DATA FOR THIS TASK:
Begin

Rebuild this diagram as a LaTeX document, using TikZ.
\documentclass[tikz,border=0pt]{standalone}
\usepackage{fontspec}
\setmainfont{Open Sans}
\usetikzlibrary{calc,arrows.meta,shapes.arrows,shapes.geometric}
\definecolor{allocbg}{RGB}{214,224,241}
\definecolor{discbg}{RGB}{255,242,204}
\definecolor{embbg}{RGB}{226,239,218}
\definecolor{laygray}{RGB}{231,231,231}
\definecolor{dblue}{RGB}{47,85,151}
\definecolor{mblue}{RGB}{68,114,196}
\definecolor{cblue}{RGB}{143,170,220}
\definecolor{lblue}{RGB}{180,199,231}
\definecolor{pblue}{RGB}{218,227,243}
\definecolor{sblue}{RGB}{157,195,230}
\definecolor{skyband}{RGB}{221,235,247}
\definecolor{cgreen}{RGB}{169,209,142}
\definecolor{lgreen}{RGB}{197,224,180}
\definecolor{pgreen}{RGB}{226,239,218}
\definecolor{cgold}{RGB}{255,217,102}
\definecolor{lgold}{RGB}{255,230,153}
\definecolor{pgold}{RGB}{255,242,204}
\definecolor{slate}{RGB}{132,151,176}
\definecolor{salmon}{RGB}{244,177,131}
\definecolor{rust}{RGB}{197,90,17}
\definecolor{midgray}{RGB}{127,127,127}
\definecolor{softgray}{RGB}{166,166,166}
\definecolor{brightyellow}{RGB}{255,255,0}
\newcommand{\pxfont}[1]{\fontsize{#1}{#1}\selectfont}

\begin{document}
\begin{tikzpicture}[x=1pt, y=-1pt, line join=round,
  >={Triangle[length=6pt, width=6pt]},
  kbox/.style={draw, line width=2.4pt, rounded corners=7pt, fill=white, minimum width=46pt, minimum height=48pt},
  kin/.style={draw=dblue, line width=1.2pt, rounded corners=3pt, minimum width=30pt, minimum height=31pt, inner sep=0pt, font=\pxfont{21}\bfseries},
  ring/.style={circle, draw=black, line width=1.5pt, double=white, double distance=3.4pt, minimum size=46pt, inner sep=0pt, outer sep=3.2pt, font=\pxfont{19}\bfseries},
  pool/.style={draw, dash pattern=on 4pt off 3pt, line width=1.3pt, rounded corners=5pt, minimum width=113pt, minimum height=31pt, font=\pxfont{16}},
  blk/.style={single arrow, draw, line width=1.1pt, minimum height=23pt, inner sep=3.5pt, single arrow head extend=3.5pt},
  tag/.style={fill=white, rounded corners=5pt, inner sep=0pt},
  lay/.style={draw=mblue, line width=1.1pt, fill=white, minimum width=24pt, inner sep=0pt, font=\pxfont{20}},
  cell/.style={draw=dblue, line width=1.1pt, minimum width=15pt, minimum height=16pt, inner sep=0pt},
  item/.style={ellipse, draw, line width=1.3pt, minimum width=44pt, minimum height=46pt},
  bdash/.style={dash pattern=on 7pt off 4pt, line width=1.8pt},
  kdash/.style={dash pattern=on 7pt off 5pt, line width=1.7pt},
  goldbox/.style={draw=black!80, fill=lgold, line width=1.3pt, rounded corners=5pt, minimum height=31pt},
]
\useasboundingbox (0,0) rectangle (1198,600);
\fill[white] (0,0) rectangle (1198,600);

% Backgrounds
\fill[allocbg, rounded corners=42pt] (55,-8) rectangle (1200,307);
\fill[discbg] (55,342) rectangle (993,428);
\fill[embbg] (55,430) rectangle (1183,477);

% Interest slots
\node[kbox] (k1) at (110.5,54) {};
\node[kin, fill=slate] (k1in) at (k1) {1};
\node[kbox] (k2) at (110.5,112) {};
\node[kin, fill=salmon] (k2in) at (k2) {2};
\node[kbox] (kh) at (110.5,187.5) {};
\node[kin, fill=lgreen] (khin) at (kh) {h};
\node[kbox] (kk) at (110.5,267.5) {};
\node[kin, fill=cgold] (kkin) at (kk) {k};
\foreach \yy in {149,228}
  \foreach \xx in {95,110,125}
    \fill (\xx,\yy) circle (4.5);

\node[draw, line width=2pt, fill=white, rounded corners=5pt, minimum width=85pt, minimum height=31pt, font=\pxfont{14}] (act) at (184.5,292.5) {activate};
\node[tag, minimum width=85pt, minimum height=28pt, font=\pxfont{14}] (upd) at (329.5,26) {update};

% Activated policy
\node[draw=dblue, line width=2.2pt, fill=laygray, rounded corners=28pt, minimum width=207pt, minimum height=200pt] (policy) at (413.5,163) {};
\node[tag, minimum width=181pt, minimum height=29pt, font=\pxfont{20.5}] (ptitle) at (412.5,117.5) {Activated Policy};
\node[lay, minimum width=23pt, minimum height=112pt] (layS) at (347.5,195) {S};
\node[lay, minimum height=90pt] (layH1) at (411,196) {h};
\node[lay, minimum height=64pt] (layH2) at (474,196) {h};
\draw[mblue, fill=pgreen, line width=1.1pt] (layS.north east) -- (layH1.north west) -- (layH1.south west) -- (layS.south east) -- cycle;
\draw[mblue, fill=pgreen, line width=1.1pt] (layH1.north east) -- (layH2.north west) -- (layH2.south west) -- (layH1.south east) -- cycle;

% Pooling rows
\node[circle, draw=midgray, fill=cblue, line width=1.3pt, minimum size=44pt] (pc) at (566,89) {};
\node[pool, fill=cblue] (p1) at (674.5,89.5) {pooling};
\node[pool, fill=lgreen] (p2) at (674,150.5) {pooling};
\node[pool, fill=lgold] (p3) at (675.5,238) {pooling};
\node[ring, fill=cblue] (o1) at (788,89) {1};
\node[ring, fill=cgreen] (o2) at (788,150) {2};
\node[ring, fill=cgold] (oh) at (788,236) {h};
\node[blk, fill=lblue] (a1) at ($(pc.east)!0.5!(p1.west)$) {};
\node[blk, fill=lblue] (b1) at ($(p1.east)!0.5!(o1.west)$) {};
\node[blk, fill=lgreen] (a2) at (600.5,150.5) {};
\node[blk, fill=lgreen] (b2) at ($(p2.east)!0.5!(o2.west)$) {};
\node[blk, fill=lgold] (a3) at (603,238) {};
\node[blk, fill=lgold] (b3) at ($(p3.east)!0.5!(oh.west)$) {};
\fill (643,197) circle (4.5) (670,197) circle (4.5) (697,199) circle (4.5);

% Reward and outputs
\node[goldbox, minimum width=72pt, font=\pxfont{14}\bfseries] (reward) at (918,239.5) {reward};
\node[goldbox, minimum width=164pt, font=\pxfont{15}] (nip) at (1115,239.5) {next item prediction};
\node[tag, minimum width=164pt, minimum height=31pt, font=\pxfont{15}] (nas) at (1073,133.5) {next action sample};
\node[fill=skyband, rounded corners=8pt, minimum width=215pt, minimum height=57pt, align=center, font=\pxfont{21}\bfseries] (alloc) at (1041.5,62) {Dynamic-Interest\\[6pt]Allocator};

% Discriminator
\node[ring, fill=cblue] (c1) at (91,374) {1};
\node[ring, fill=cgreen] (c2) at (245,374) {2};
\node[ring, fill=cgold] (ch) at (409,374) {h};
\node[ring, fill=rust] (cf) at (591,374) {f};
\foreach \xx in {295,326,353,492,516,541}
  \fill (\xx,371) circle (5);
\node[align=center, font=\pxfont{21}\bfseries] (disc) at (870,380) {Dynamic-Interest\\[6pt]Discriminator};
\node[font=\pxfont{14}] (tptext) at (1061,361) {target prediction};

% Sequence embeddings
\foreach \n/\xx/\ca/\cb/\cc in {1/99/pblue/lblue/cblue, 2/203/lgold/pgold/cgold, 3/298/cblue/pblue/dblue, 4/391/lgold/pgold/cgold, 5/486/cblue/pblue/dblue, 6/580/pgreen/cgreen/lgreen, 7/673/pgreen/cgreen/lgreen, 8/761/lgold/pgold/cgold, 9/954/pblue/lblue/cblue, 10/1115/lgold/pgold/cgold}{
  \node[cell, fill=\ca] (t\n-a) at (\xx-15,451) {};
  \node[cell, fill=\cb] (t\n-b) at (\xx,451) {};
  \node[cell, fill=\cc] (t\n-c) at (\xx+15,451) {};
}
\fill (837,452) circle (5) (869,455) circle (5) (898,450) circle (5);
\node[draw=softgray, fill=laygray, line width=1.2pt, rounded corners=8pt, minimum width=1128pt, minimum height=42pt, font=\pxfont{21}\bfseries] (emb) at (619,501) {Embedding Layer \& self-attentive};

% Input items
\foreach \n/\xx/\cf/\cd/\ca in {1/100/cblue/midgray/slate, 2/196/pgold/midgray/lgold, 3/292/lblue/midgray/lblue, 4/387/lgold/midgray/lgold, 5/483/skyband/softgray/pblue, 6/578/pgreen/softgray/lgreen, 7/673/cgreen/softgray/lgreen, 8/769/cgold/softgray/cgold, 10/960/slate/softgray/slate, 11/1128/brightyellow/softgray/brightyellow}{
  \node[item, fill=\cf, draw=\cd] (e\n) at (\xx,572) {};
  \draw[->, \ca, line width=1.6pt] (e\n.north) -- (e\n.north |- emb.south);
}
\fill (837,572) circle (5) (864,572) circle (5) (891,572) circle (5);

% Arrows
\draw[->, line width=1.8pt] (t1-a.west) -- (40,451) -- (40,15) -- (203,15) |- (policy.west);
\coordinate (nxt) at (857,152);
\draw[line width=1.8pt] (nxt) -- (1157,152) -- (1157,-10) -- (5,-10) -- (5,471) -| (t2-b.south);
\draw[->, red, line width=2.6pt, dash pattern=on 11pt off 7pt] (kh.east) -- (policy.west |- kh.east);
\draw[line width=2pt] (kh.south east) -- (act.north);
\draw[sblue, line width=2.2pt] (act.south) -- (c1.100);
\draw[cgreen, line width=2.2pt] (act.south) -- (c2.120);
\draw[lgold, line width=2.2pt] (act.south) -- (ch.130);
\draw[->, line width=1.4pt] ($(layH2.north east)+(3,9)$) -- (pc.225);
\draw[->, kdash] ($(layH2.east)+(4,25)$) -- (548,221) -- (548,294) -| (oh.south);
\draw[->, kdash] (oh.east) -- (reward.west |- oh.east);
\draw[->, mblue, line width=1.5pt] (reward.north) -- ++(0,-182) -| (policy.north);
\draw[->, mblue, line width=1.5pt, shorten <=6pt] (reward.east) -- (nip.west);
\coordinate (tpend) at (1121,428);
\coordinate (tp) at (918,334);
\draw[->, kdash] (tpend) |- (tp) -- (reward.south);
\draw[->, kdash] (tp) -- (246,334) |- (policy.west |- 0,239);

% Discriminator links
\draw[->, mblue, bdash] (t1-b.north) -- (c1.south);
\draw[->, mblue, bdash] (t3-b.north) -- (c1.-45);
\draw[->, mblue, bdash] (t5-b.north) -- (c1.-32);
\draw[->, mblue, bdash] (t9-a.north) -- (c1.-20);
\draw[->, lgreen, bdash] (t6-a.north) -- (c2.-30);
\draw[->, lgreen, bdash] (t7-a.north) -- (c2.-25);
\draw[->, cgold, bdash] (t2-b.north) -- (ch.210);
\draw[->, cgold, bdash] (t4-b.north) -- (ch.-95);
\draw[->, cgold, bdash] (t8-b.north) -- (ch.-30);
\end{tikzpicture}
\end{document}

End
Begin

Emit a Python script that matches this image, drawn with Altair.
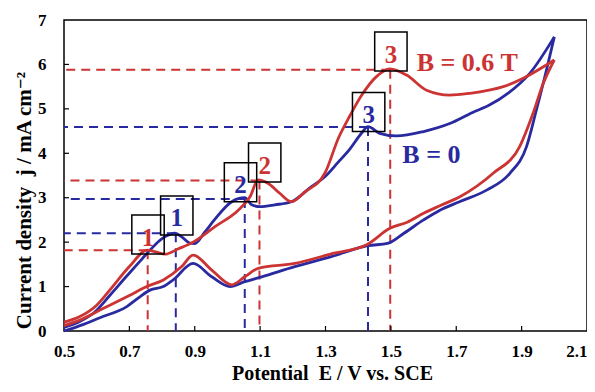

End
Begin

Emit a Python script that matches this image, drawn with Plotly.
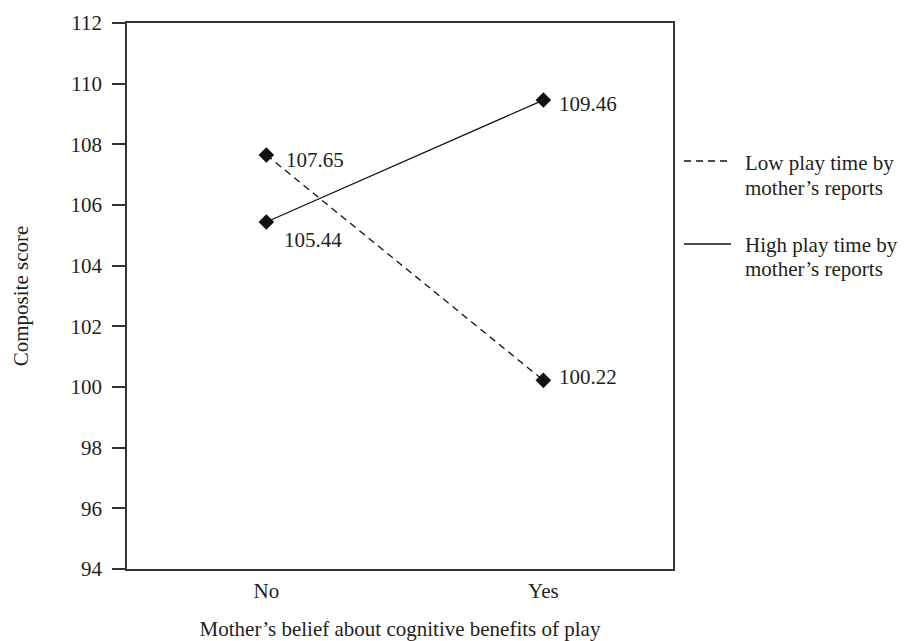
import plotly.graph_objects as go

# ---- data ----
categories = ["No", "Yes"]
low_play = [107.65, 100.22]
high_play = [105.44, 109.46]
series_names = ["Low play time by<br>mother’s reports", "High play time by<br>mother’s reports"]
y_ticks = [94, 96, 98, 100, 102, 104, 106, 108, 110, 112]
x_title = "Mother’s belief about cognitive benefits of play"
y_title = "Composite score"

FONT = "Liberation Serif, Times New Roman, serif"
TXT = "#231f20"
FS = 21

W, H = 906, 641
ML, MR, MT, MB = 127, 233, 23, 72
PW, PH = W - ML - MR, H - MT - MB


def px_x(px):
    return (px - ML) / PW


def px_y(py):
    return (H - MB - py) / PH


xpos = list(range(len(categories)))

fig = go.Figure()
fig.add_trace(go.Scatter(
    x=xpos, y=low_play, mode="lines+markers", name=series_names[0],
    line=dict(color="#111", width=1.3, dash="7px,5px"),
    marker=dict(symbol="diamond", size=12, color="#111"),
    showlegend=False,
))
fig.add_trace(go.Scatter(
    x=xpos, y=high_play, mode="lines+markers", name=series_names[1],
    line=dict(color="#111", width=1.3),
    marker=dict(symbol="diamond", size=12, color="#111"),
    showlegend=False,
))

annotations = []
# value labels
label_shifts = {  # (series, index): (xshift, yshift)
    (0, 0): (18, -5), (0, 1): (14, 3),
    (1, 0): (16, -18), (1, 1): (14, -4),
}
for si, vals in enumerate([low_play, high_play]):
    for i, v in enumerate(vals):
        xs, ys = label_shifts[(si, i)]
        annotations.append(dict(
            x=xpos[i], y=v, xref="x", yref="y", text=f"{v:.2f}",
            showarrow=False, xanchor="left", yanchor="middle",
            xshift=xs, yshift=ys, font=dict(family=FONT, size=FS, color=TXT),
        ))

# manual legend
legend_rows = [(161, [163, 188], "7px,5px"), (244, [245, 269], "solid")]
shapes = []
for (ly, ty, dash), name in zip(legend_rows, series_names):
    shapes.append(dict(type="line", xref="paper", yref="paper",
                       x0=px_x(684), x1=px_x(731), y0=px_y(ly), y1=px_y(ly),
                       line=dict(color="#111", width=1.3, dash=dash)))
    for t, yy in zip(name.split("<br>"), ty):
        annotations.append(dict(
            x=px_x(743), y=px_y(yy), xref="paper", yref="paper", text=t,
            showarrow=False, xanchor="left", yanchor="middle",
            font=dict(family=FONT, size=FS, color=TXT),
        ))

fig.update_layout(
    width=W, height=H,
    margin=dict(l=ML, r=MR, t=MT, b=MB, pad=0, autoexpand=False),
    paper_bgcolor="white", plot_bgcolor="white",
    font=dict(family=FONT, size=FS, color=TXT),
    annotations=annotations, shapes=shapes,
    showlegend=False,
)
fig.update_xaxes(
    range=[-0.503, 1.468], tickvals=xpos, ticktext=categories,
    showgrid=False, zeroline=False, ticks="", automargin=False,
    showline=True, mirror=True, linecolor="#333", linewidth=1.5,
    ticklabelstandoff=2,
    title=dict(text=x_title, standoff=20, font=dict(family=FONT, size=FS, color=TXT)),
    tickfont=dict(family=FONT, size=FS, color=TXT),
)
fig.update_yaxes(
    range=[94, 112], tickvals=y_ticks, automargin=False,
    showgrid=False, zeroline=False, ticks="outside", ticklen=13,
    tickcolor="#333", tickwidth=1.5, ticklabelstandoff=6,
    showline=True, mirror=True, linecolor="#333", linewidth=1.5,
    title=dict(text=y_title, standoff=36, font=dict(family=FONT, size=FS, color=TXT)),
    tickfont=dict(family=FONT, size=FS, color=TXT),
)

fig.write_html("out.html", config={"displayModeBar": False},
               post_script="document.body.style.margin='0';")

End

PROBLEM STATEMENT: Give again, exactly as written above, every line from the one holding "Emit a Python script that matches this image, drawn with Plotly." to the one holding "import plotly.graph_objects as go", with both ends kept and the pictures left out.

THE OUTPUT:
Emit a Python script that matches this image, drawn with Plotly.
import plotly.graph_objects as go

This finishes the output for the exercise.